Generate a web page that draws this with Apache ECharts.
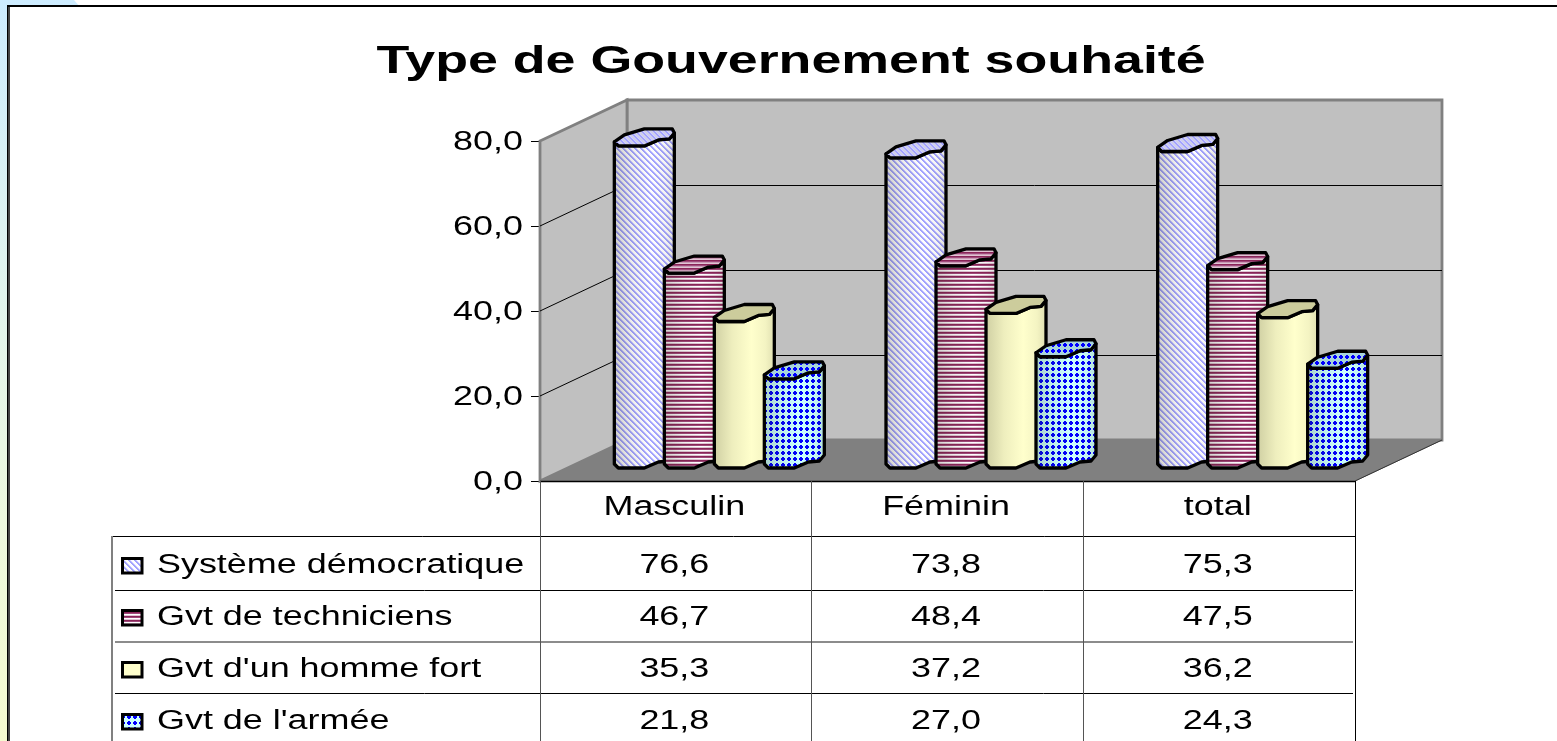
<!DOCTYPE html>
<html><head><meta charset="utf-8">
<style>html,body{margin:0;padding:0;background:#fff}#c{width:1557px;height:741px}</style>
<script src="https://cdn.jsdelivr.net/npm/echarts@6/dist/echarts.min.js"></script>
</head><body><div id="c"></div>
<script>
const chartTitle = 'Type de Gouvernement souhaité';
const categories = ['Masculin', 'Féminin', 'total'];
const seriesNames = ['Système démocratique', 'Gvt de techniciens', "Gvt d'un homme fort", "Gvt de l'armée"];
const democratique = [76.6, 73.8, 75.3];
const techniciens = [46.7, 48.4, 47.5];
const hommeFort = [35.3, 37.2, 36.2];
const armee = [21.8, 27.0, 24.3];
const tickValues = [0, 20, 40, 60, 80];
const tickLabels = ['0,0', '20,0', '40,0', '60,0', '80,0'];
const allValues = [democratique, techniciens, hommeFort, armee];

const FONT = '"Liberation Sans", Arial, sans-serif';
const SIZE = 27, WIDE = 1.33;
const DX = 87, DY = 41;
const BAR_PITCH = 50, BAR_START = -61.5, BASE_LIFT = 17, TOP_LIFT = 13.5;
const ROW_Y = [564, 616, 668, 720];
const ROW_LINES = [590, 642, 693];
const HEAD_Y = 506, TABLE_TOP = 536, TEXT_DROP = 2;

function makeTile(w, h, bg, paint) {
  const c = document.createElement('canvas'); c.width = w; c.height = h;
  const g = c.getContext('2d');
  if (bg) { g.fillStyle = bg; g.fillRect(0, 0, w, h); }
  paint(g);
  return { image: c, repeat: 'repeat' };
}
const px = (g, col, x, y, w, h) => { g.fillStyle = col; g.fillRect(x, y, w || 1, h || 1); };
function diag(bg) {
  return makeTile(6, 6, bg, g => {
    for (let y = 0; y < 6; y++) for (let x = 0; x < 6; x++) {
      const k = (x - y + 12) % 6;
      if (k < 2) px(g, '#a3a3ff', x, y);
      else if (k === 2) px(g, '#d0d0ff', x, y);
    }
  });
}
function rows(bg) {
  return makeTile(4, 4, bg, g => {
    px(g, '#8a2558', 0, 0, 4, 1); px(g, '#a04a7c', 0, 1, 4, 1); px(g, '#e0c4d4', 0, 3, 4, 1);
  });
}
function dots(bg) {
  return makeTile(6, 6, bg, g => {
    px(g, '#0000ff', 1, 2, 4, 2); px(g, '#0000ff', 2, 1, 2, 4);
  });
}
const looks = [
  { side: diag('#ffffff'), top: diag('#cfcfec') },
  { side: rows('#ffffff'), top: rows('#c89ab4') },
  { side: '#ffffcc', top: '#cccc9c' },
  { side: dots('#ccffff'), top: dots('#a8d4dc') }
];
const shade = { type: 'linear', x: 0, y: 0, x2: 1, y2: 0, colorStops: [
  { offset: 0, color: 'rgba(40,40,20,0.22)' }, { offset: 0.3, color: 'rgba(40,40,20,0.08)' },
  { offset: 0.62, color: 'rgba(40,40,20,0)' }, { offset: 0.85, color: 'rgba(40,40,20,0.05)' },
  { offset: 1, color: 'rgba(40,40,20,0.14)' }] };

// footprint of the faceted column, clockwise from its left end
const ringBack = [[0, 0], [10, -7], [30, -13], [58, -13], [60, -9]];
const ringFront = [[60, -9], [55, -3], [44, -2], [30, 4], [4, 4], [0, 0]];
const STROKE = 3.3;

function barItem(seriesIdx) {
  return function (params, api) {
    const cat = api.value(0);
    const cx = api.coord([cat, 0])[0];
    const zero = api.coord([cat, 0])[1];
    const topC = api.coord([cat, api.value(1)])[1];
    const x0 = cx + BAR_START + seriesIdx * BAR_PITCH;
    const yB = zero - BASE_LIFT;
    const yT = topC - TOP_LIFT;
    const at = (p, y) => [x0 + p[0], y + p[1]];
    const topRing = ringBack.concat(ringFront.slice(1, 5)).map(p => at(p, yT));
    const outline = ringFront.slice().reverse().map(p => at(p, yT))
      .concat(ringFront.map(p => at(p, yB)));
    const look = looks[seriesIdx];
    const poly = (points, style) => ({ type: 'polygon', shape: { points }, style });
    return { type: 'group', children: [
      poly(outline, { fill: '#ffffff' }),
      poly(outline, { fill: look.side }),
      poly(outline, { fill: shade }),
      poly(outline, { fill: 'none', stroke: '#000', lineWidth: STROKE, lineJoin: 'round' }),
      poly(topRing, { fill: look.top }),
      poly(topRing, { fill: 'none', stroke: '#000', lineWidth: STROKE, lineJoin: 'round' })
    ] };
  };
}

function wideText(text, x, y, align) {
  return { type: 'text', x, y: y + TEXT_DROP, scaleX: WIDE,
    style: { text, x: 0, y: 0, align: align, verticalAlign: 'middle', fill: '#000',
      fontFamily: FONT, fontSize: SIZE } };
}

const fmt = v => v.toFixed(1).replace('.', ',');

const customSeries = [
  { // walls and floor
    type: 'custom', coordinateSystem: 'cartesian2d', silent: true, z: 1, clip: false,
    data: [[0, 0]],
    renderItem(params, api) {
      const r = params.coordSys;
      const L = r.x, R = r.x + r.width, T = r.y, B = r.y + r.height;
      return { type: 'group', children: [
        { type: 'polygon', shape: { points: [[L + DX, T - DY], [R + DX, T - DY], [R + DX, B - DY], [L + DX, B - DY]] },
          style: { fill: '#c0c0c0', stroke: '#808080', lineWidth: 2.8 } },
        { type: 'polygon', shape: { points: [[L, T], [L + DX, T - DY], [L + DX, B - DY], [L, B]] },
          style: { fill: '#c0c0c0', stroke: '#808080', lineWidth: 2.8 } },
        { type: 'polygon', shape: { points: [[L, B], [L + DX, B - DY], [R + DX, B - DY], [R, B]] },
          style: { fill: '#808080', stroke: '#808080', lineWidth: 1 } },
        { type: 'line', shape: { x1: R, y1: B, x2: R + DX, y2: B - DY }, style: { stroke: '#333', lineWidth: 1 } }
      ] };
    }
  },
  { // gridlines on the two walls, tick labels
    type: 'custom', coordinateSystem: 'cartesian2d', silent: true, z: 1, clip: false,
    data: tickValues.map(v => [0, v]),
    renderItem(params, api) {
      const r = params.coordSys;
      const y = api.coord([0, api.value(1)])[1];
      const v = api.value(1), kids = [];
      if (v > 0 && v < 80) {
        kids.push({ type: 'line', shape: { x1: r.x, y1: y, x2: r.x + DX, y2: y - DY }, style: { stroke: '#000', lineWidth: 1 } });
        kids.push({ type: 'line', shape: { x1: r.x + DX, y1: y - DY + 0.5, x2: r.x + r.width + DX, y2: y - DY + 0.5 }, style: { stroke: '#000', lineWidth: 1 } });
      }
      kids.push(wideText(tickLabels[params.dataIndex], r.x - 17, y, 'right'));
      return { type: 'group', children: kids };
    }
  }
].concat(allValues.map((vals, s) => ({
  type: 'custom', name: seriesNames[s], coordinateSystem: 'cartesian2d', z: 3, clip: false,
  encode: { x: 0, y: 1 },
  data: vals.map((v, i) => [i, v]),
  renderItem: barItem(s)
}))).concat([
  { // data table: header and values beneath each category
    type: 'custom', coordinateSystem: 'cartesian2d', silent: true, z: 4, clip: false,
    data: categories.map((c, i) => [i, 0]),
    renderItem(params, api) {
      const i = api.value(0);
      const cx = api.coord([i, 0])[0] - 1.5;
      const kids = [wideText(categories[i], cx, HEAD_Y, 'center')];
      allValues.forEach((vals, s) => kids.push(wideText(fmt(vals[i]), cx, ROW_Y[s], 'center')));
      return { type: 'group', children: kids };
    }
  },
  { // table rules and series keys
    type: 'custom', coordinateSystem: 'cartesian2d', silent: true, z: 4, clip: false,
    data: [[0, 0]],
    renderItem(params, api) {
      const r = params.coordSys;
      const B = r.y + r.height, R = r.x + r.width, step = r.width / categories.length;
      const line = (x1, y1, x2, y2, stroke, lineWidth) => ({ type: 'line', shape: { x1, y1, x2, y2 }, style: { stroke, lineWidth } });
      const kids = [line(r.x, B + 0.5, R, B + 0.5, '#000', 1.4), line(112, TABLE_TOP + 0.5, R, TABLE_TOP + 0.5, '#000', 1)];
      ROW_LINES.forEach((y, k) => kids.push(k === 1 ? line(115, y, R - 2, y, '#666', 1.6) : line(115, y + 0.5, R - 2, y + 0.5, '#000', 1)));
      for (let k = 0; k <= categories.length; k++) {
        const x = Math.floor(r.x + k * step) + 0.5;
        kids.push(line(x, B, x, 741, k === 0 ? '#555' : (k === categories.length ? '#000' : '#555'), 1));
      }
      kids.push(line(112, TABLE_TOP, 112, 741, '#808080', 2));
      seriesNames.forEach((n, s) => {
        const y = ROW_Y[s];
        kids.push({ type: 'rect', shape: { x: 122.5, y: y - 5.5, width: 19.5, height: 14.5 }, style: { fill: '#fff' } });
        kids.push({ type: 'rect', shape: { x: 122.5, y: y - 5.5, width: 19.5, height: 14.5 }, style: { fill: looks[s].side, stroke: '#000', lineWidth: 3 } });
        kids.push(wideText(n, 157, y, 'left'));
      });
      return { type: 'group', children: kids };
    }
  }
]);

const chart = echarts.init(document.getElementById('c'), null, { renderer: 'canvas' });
chart.setOption({
  animation: false,
  backgroundColor: { type: 'linear', x: 0, y: 0, x2: 0, y2: 1, colorStops: [
    { offset: 0, color: '#cdecff' }, { offset: 0.5, color: '#e6f6e8' }, { offset: 1, color: '#f5fbcf' }] },
  grid: { left: 540, right: 202, top: 141, bottom: 260, containLabel: false },
  xAxis: { type: 'category', data: categories, axisLine: { show: false }, axisTick: { show: false }, axisLabel: { show: false } },
  yAxis: { type: 'value', min: 0, max: 80, interval: 20,
    axisLine: { show: false },
    axisTick: { show: true, length: 9, lineStyle: { color: '#000', width: 1 } },
    axisLabel: { show: false }, splitLine: { show: false } },
  graphic: { elements: [
    { type: 'polygon', z: -5, silent: true, shape: { points: [[74, 0], [1557, 0], [1557, 7], [80, 7]] }, style: { fill: '#fff' } },
    { type: 'rect', z: -5, silent: true, shape: { x: 8, y: 6, width: 1560, height: 760 },
      style: { fill: '#fff', stroke: '#000', lineWidth: 2 } },
    { type: 'line', z: -4, silent: true, shape: { x1: 9, y1: 7, x2: 9, y2: 741 }, style: { stroke: '#444', lineWidth: 2 } },
    { type: 'text', z: 10, silent: true, x: 791, y: 62, scaleX: 1.378,
      style: { text: chartTitle, x: 0, y: 0, align: 'center', verticalAlign: 'middle', fill: '#000',
        fontFamily: FONT, fontSize: 39, fontWeight: 'bold' } }
  ] },
  series: customSeries
});
</script></body></html>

# # #

Only lines belong in the copy: transcribe those from the start of the data through the line that contains "const HEAD_Y = 506, TABLE_TOP", and skip the pictures.

__FULL SOLUTION__
Generate a web page that draws this with Apache ECharts.
<!DOCTYPE html>
<html><head><meta charset="utf-8">
<style>html,body{margin:0;padding:0;background:#fff}#c{width:1557px;height:741px}</style>
<script src="https://cdn.jsdelivr.net/npm/echarts@6/dist/echarts.min.js"></script>
</head><body><div id="c"></div>
<script>
const chartTitle = 'Type de Gouvernement souhaité';
const categories = ['Masculin', 'Féminin', 'total'];
const seriesNames = ['Système démocratique', 'Gvt de techniciens', "Gvt d'un homme fort", "Gvt de l'armée"];
const democratique = [76.6, 73.8, 75.3];
const techniciens = [46.7, 48.4, 47.5];
const hommeFort = [35.3, 37.2, 36.2];
const armee = [21.8, 27.0, 24.3];
const tickValues = [0, 20, 40, 60, 80];
const tickLabels = ['0,0', '20,0', '40,0', '60,0', '80,0'];
const allValues = [democratique, techniciens, hommeFort, armee];

const FONT = '"Liberation Sans", Arial, sans-serif';
const SIZE = 27, WIDE = 1.33;
const DX = 87, DY = 41;
const BAR_PITCH = 50, BAR_START = -61.5, BASE_LIFT = 17, TOP_LIFT = 13.5;
const ROW_Y = [564, 616, 668, 720];
const ROW_LINES = [590, 642, 693];
const HEAD_Y = 506, TABLE_TOP = 536, TEXT_DROP = 2;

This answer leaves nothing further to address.